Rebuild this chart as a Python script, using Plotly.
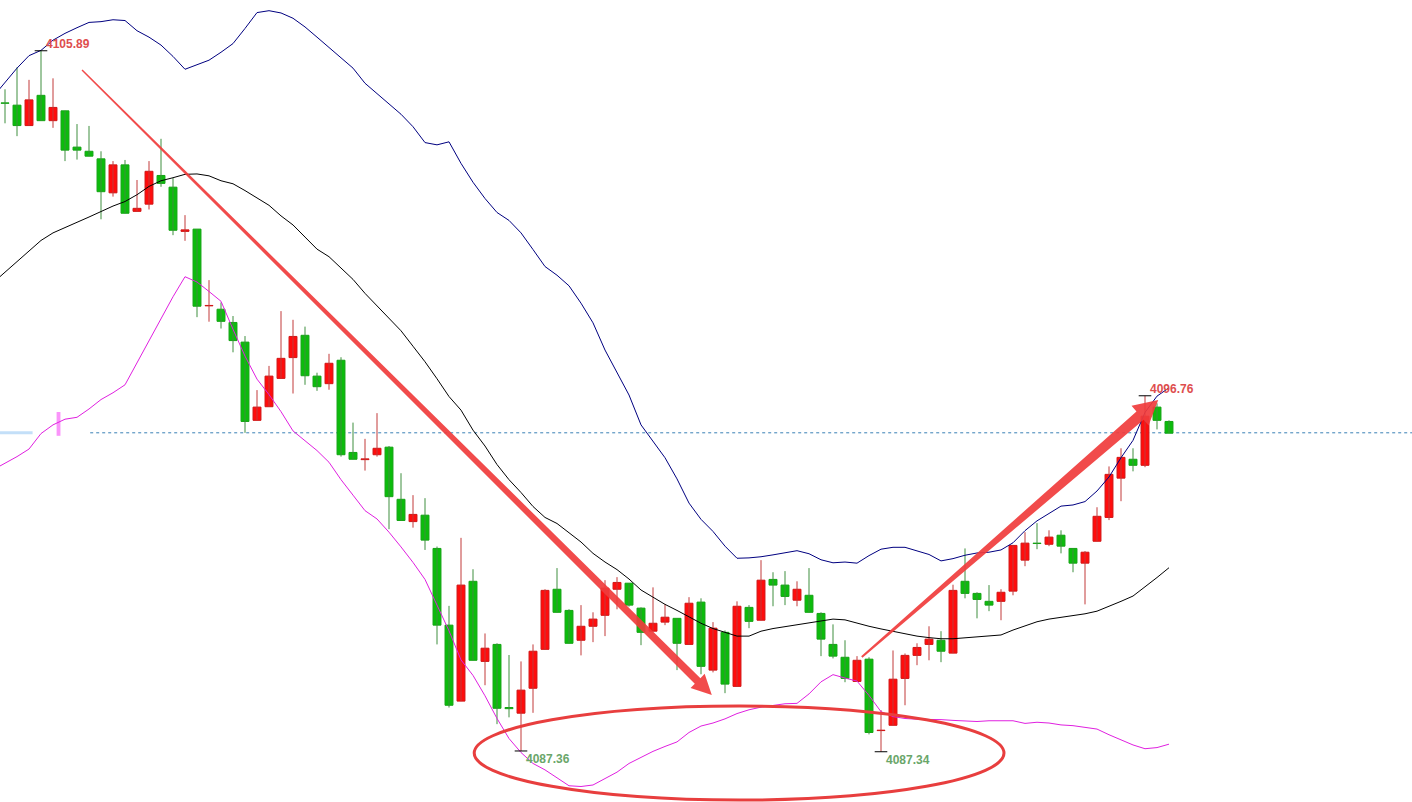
import plotly.graph_objects as go

# ---------------- data ----------------
opens = [4104.51, 4104.45, 4103.91, 4104.71, 4104.04, 4104.30, 4103.34, 4103.23, 4103.03, 4102.13,
         4102.87, 4101.64, 4101.83, 4102.59, 4102.28, 4101.11, 4101.17, 4099.14, 4099.05, 4098.70,
         4098.18, 4096.11, 4096.47, 4097.22, 4097.77, 4098.36, 4097.28, 4097.08, 4097.70, 4095.26,
         4095.07, 4095.20, 4095.40, 4094.02, 4093.43, 4093.60, 4092.72, 4090.69, 4088.68, 4091.85,
         4089.73, 4090.18, 4088.51, 4088.36, 4089.02, 4090.05, 4091.64, 4091.08, 4090.29, 4090.66,
         4090.95, 4091.64, 4091.80, 4091.14, 4090.53, 4090.77, 4090.87, 4090.18, 4091.30, 4089.50,
         4090.50, 4089.07, 4091.16, 4090.82, 4091.90, 4091.75, 4091.35, 4091.48, 4091.00, 4090.18,
         4089.84, 4089.20, 4089.79, 4087.90, 4088.04, 4089.28, 4089.89, 4090.18, 4090.29, 4089.95,
         4091.85, 4091.53, 4091.32, 4091.32, 4091.59, 4092.41, 4092.86, 4092.83, 4093.07, 4092.72,
         4092.33, 4092.91, 4093.54, 4094.58, 4095.08, 4094.92, 4096.46, 4096.08]
highs = [4104.87, 4105.45, 4105.12, 4105.89, 4105.16, 4104.30, 4103.95, 4103.90, 4103.23, 4102.97,
         4103.00, 4102.47, 4102.97, 4103.56, 4102.52, 4101.54, 4101.17, 4099.82, 4099.23, 4098.87,
         4098.34, 4096.91, 4097.55, 4099.00, 4098.77, 4098.59, 4097.37, 4097.87, 4097.78, 4096.05,
         4095.62, 4096.30, 4095.43, 4094.71, 4094.13, 4094.05, 4092.77, 4091.20, 4093.00, 4092.17,
         4090.47, 4090.21, 4089.90, 4089.73, 4090.18, 4091.64, 4092.20, 4091.11, 4091.22, 4091.03,
         4091.88, 4091.96, 4091.80, 4091.16, 4091.69, 4091.24, 4090.87, 4091.43, 4091.40, 4090.77,
         4090.55, 4091.32, 4091.22, 4092.41, 4092.09, 4092.12, 4091.85, 4092.20, 4091.03, 4090.71,
         4090.29, 4089.87, 4089.84, 4088.44, 4090.02, 4089.94, 4090.21, 4090.66, 4090.53, 4091.76,
         4092.72, 4091.56, 4091.75, 4091.64, 4092.80, 4093.15, 4093.39, 4093.20, 4093.20, 4092.72,
         4092.65, 4093.81, 4094.89, 4095.37, 4095.37, 4096.76, 4096.56, 4096.11]
lows = [4103.97, 4103.63, 4103.91, 4104.04, 4103.85, 4102.97, 4103.01, 4103.10, 4101.43, 4102.03,
        4101.59, 4101.64, 4101.69, 4102.29, 4101.01, 4100.86, 4098.84, 4098.72, 4098.54, 4097.91,
        4095.78, 4096.11, 4096.47, 4097.22, 4096.82, 4097.05, 4096.89, 4096.92, 4095.15, 4095.08,
        4094.78, 4095.15, 4093.23, 4093.46, 4093.27, 4092.68, 4090.18, 4088.51, 4088.68, 4089.76,
        4089.10, 4088.07, 4088.25, 4087.36, 4088.37, 4090.05, 4091.03, 4090.21, 4089.89, 4090.24,
        4090.40, 4091.11, 4091.18, 4090.16, 4090.53, 4090.69, 4089.50, 4090.18, 4089.39, 4089.44,
        4088.89, 4089.07, 4090.61, 4090.82, 4091.19, 4091.22, 4091.19, 4091.03, 4089.87, 4089.81,
        4089.18, 4089.20, 4087.80, 4087.34, 4088.04, 4088.57, 4089.63, 4089.76, 4089.71, 4089.95,
        4091.40, 4090.87, 4091.06, 4090.82, 4091.48, 4092.25, 4092.70, 4092.78, 4092.59, 4092.09,
        4091.24, 4092.91, 4093.47, 4093.97, 4094.76, 4094.87, 4095.87, 4095.77]
closes = [4104.50, 4103.91, 4104.59, 4104.04, 4104.39, 4103.26, 4103.26, 4103.10, 4102.16, 4102.87,
          4101.59, 4101.72, 4102.70, 4102.38, 4101.14, 4101.15, 4099.13, 4099.15, 4098.73, 4098.22,
          4096.08, 4096.46, 4097.28, 4097.75, 4098.33, 4097.29, 4097.00, 4097.62, 4095.20, 4095.08,
          4095.09, 4095.37, 4094.09, 4093.46, 4093.62, 4092.94, 4090.69, 4088.57, 4091.75, 4089.76,
          4090.08, 4088.49, 4088.48, 4088.97, 4090.00, 4091.61, 4091.03, 4090.21, 4090.66, 4090.85,
          4091.67, 4091.82, 4091.22, 4090.50, 4090.74, 4090.90, 4090.21, 4091.27, 4089.60, 4090.61,
          4089.13, 4091.19, 4090.79, 4091.88, 4091.75, 4091.45, 4091.64, 4091.03, 4090.32, 4089.87,
          4089.28, 4089.76, 4087.85, 4087.91, 4089.26, 4089.89, 4090.10, 4090.32, 4090.00, 4091.61,
          4091.53, 4091.37, 4091.22, 4091.56, 4092.80, 4092.86, 4092.85, 4093.02, 4092.78, 4092.33,
          4092.62, 4093.57, 4094.68, 4095.13, 4094.92, 4096.22, 4096.11, 4095.77]

# Bollinger bands, one value per bar starting one bar before the first visible candle
band_start = -1
upper_band = [4104.67, 4105.06, 4105.43, 4105.76, 4105.90, 4106.17, 4106.35, 4106.50, 4106.64, 4106.66,
              4106.71, 4106.69, 4106.42, 4106.25, 4106.04, 4105.74, 4105.40, 4105.52, 4105.64, 4105.85,
              4106.08, 4106.48, 4106.90, 4106.95, 4106.89, 4106.75, 4106.52, 4106.25, 4105.97, 4105.71,
              4105.43, 4105.03, 4104.75, 4104.47, 4104.21, 4103.88, 4103.46, 4103.40, 4103.48, 4102.91,
              4102.41, 4101.98, 4101.61, 4101.40, 4101.07, 4100.63, 4100.18, 4099.95, 4099.67, 4099.21,
              4098.69, 4097.97, 4097.37, 4096.78, 4095.99, 4095.54, 4095.12, 4094.56, 4093.92, 4093.49,
              4093.17, 4092.78, 4092.46, 4092.47, 4092.50, 4092.55, 4092.61, 4092.66, 4092.58, 4092.42,
              4092.34, 4092.36, 4092.33, 4092.53, 4092.70, 4092.75, 4092.75, 4092.66, 4092.56, 4092.39,
              4092.45, 4092.54, 4092.60, 4092.62, 4092.68, 4092.87, 4093.19, 4093.45, 4093.65, 4093.84,
              4093.87, 4093.96, 4094.24, 4094.61, 4095.12, 4095.58, 4096.32, 4096.75, 4096.97]
middle_band = [4099.75, 4100.03, 4100.31, 4100.59, 4100.87, 4101.07, 4101.22, 4101.35, 4101.49, 4101.64,
               4101.78, 4101.90, 4102.08, 4102.30, 4102.45, 4102.53, 4102.62, 4102.63, 4102.58, 4102.45,
               4102.37, 4102.19, 4102.00, 4101.80, 4101.52, 4101.28, 4100.96, 4100.64, 4100.44, 4100.14,
               4099.84, 4099.47, 4099.14, 4098.83, 4098.48, 4098.07, 4097.66, 4097.21, 4096.74, 4096.38,
               4095.85, 4095.43, 4094.94, 4094.54, 4094.20, 4093.83, 4093.54, 4093.38, 4093.14, 4092.89,
               4092.59, 4092.36, 4092.16, 4091.91, 4091.62, 4091.43, 4091.24, 4091.08, 4090.91, 4090.74,
               4090.60, 4090.49, 4090.40, 4090.40, 4090.53, 4090.60, 4090.65, 4090.70, 4090.76, 4090.81,
               4090.85, 4090.83, 4090.74, 4090.66, 4090.59, 4090.52, 4090.46, 4090.40, 4090.36, 4090.33,
               4090.33, 4090.36, 4090.38, 4090.40, 4090.43, 4090.56, 4090.68, 4090.78, 4090.85, 4090.90,
               4090.95, 4090.99, 4091.06, 4091.18, 4091.32, 4091.46, 4091.70, 4091.95, 4092.21]
lower_band = [4094.80, 4094.97, 4095.15, 4095.35, 4095.76, 4095.99, 4096.14, 4096.19, 4096.41, 4096.66,
              4096.84, 4097.05, 4097.63, 4098.23, 4098.82, 4099.38, 4099.91, 4099.77, 4099.52, 4099.26,
              4098.52, 4097.81, 4097.20, 4096.79, 4096.34, 4095.83, 4095.57, 4095.31, 4095.00, 4094.54,
              4094.13, 4093.72, 4093.50, 4093.15, 4092.76, 4092.35, 4091.90, 4091.20, 4090.54, 4089.77,
              4089.36, 4088.82, 4088.22, 4087.69, 4087.32, 4087.03, 4086.86, 4086.65, 4086.44, 4086.42,
              4086.46, 4086.63, 4086.80, 4087.03, 4087.19, 4087.35, 4087.48, 4087.60, 4087.85, 4088.02,
              4088.10, 4088.21, 4088.35, 4088.45, 4088.52, 4088.57, 4088.61, 4088.62, 4088.87, 4089.19,
              4089.38, 4089.29, 4089.21, 4088.83, 4088.40, 4088.27, 4088.22, 4088.20, 4088.20, 4088.19,
              4088.17, 4088.15, 4088.14, 4088.16, 4088.17, 4088.16, 4088.09, 4088.12, 4088.10, 4088.05,
              4088.03, 4087.99, 4087.94, 4087.79, 4087.65, 4087.52, 4087.42, 4087.45, 4087.54]

current_price = 4095.78          # dashed horizontal line
marked_bars = [3, 43, 73, 95]    # bars whose extreme is labelled
marked_kind = ["high", "low", "low", "high"]

# arrow endpoints (bar index, price) and the circled zone
arrow_down = ((6.42, 4105.38), (58.9, 4088.84))
arrow_up = ((71.4, 4089.85), (96.1, 4096.65))
zone_x = (39.1, 83.25)
zone_y = (4086.06, 4088.55)

# ---------------- styling / layout ----------------
W, H = 1412, 802
XR = [-5 / 12, 1407 / 12]
YR = [4086.01, 4107.233]

RED, GREEN = "#ff0d0d", "#0cbc0c"
RED_WICK, GREEN_WICK = "#c23a3a", "#3f8f3f"
DRAW_RED = "rgba(240,60,60,0.92)"

n = len(opens)
xs = list(range(n))
up = [c >= o for o, c in zip(opens, closes)]

fig = go.Figure()

# wicks
for flag, col in ((True, RED_WICK), (False, GREEN_WICK)):
    wx, wy = [], []
    for i in xs:
        if up[i] == flag:
            wx += [i, i, None]
            wy += [lows[i], highs[i], None]
    fig.add_trace(go.Scatter(x=wx, y=wy, mode="lines", line=dict(color=col, width=1),
                             hoverinfo="skip", showlegend=False))

# bodies
for flag, fill, edge in ((True, RED, "#d01515"), (False, GREEN, "#13a313")):
    bx = [i for i in xs if up[i] == flag]
    base = [min(opens[i], closes[i]) for i in bx]
    hgt = [abs(closes[i] - opens[i]) for i in bx]
    fig.add_trace(go.Bar(x=bx, y=hgt, base=base, width=0.66,
                         marker=dict(color=fill, line=dict(color=edge, width=1)),
                         hoverinfo="skip", showlegend=False))

# Bollinger bands
bx_band = list(range(band_start, band_start + len(upper_band)))
fig.add_trace(go.Scatter(x=bx_band, y=upper_band, mode="lines",
                         line=dict(color="#000080", width=1), showlegend=False, hoverinfo="skip"))
fig.add_trace(go.Scatter(x=bx_band, y=middle_band, mode="lines",
                         line=dict(color="#000000", width=1), showlegend=False, hoverinfo="skip"))
fig.add_trace(go.Scatter(x=bx_band, y=lower_band, mode="lines",
                         line=dict(color="#e020e0", width=1), showlegend=False, hoverinfo="skip"))

# extreme markers + labels
mx = marked_bars
my = [highs[i] if k == "high" else lows[i] for i, k in zip(marked_bars, marked_kind)]
fig.add_trace(go.Scatter(x=mx, y=my, mode="markers",
                         marker=dict(symbol="line-ew", size=9, line=dict(color="#000000", width=1)),
                         showlegend=False, hoverinfo="skip"))
for i, k, v in zip(marked_bars, marked_kind, my):
    fig.add_annotation(x=i, y=v, text=f"<b>{v:.2f}</b>", showarrow=False, xanchor="left",
                       yanchor="middle", xshift=3, yshift=7 if k == "high" else -8,
                       font=dict(family="Liberation Sans, Arial", size=12,
                                 color="#de4e4e" if k == "high" else "#6aa66a"))


# ---------------- drawings ----------------
def to_px(x, y):
    return ((x - XR[0]) / (XR[1] - XR[0]) * W, H - (y - YR[0]) / (YR[1] - YR[0]) * H)


def to_data(px, py):
    return (XR[0] + px / W * (XR[1] - XR[0]), YR[0] + (H - py) / H * (YR[1] - YR[0]))


def tapered_arrow(start, end, w0, w1, head_len, head_half):
    sx, sy = to_px(*start)
    tx, ty = to_px(*end)
    dx, dy = tx - sx, ty - sy
    L = (dx * dx + dy * dy) ** 0.5
    ux, uy = dx / L, dy / L
    nx, ny = -uy, ux
    bx, by = tx - ux * head_len, ty - uy * head_len
    pts = [(sx + nx * w0 / 2, sy + ny * w0 / 2), (bx + nx * w1 / 2, by + ny * w1 / 2),
           (bx + nx * head_half, by + ny * head_half), (tx, ty),
           (bx - nx * head_half, by - ny * head_half), (bx - nx * w1 / 2, by - ny * w1 / 2),
           (sx - nx * w0 / 2, sy - ny * w0 / 2)]
    d = [to_data(px, py) for px, py in pts]
    return "M " + " L ".join(f"{a},{b}" for a, b in d) + " Z"


fig.add_shape(type="path", path=tapered_arrow(*arrow_down, 1.5, 8, 20, 10), xref="x", yref="y",
              fillcolor=DRAW_RED, line=dict(width=0), layer="above")
fig.add_shape(type="path", path=tapered_arrow(*arrow_up, 2, 11, 24, 13), xref="x", yref="y",
              fillcolor=DRAW_RED, line=dict(width=0), layer="above")
fig.add_shape(type="circle", x0=zone_x[0], x1=zone_x[1], y0=zone_y[0], y1=zone_y[1],
              xref="x", yref="y", line=dict(color="rgba(232,62,62,1)", width=3), layer="above")

# current price dashed line
fig.add_shape(type="line", x0=7.1, x1=XR[1], y0=current_price, y1=current_price,
              xref="x", yref="y", line=dict(color="#3a80b5", width=1, dash="3px,3px"), layer="below")
fig.add_shape(type="line", x0=XR[0], x1=2.3, y0=current_price, y1=current_price,
              xref="x", yref="y", line=dict(color="rgba(170,210,245,0.7)", width=3), layer="below")
fig.add_shape(type="rect", x0=4.3, x1=4.62, y0=current_price - 0.08, y1=current_price + 0.55,
              xref="x", yref="y", fillcolor="rgba(245,60,245,0.55)", line=dict(width=0), layer="below")

fig.update_layout(
    width=W, height=H, margin=dict(l=0, r=0, t=0, b=0),
    paper_bgcolor="#ffffff", plot_bgcolor="#ffffff",
    barmode="overlay", showlegend=False, hovermode=False,
    xaxis=dict(range=XR, visible=False, fixedrange=True),
    yaxis=dict(range=YR, visible=False, fixedrange=True),
)

fig.write_html("out.html", config={"displayModeBar": False},
               post_script="document.body.style.margin='0';document.body.style.overflow='hidden';")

__What you will do__: Write out again, exactly, the lines from the start of the listing up to the line containing "import plotly.graph_objects as go", with both ends and without pictures.

__Worked answer__:
Rebuild this chart as a Python script, using Plotly.
import plotly.graph_objects as go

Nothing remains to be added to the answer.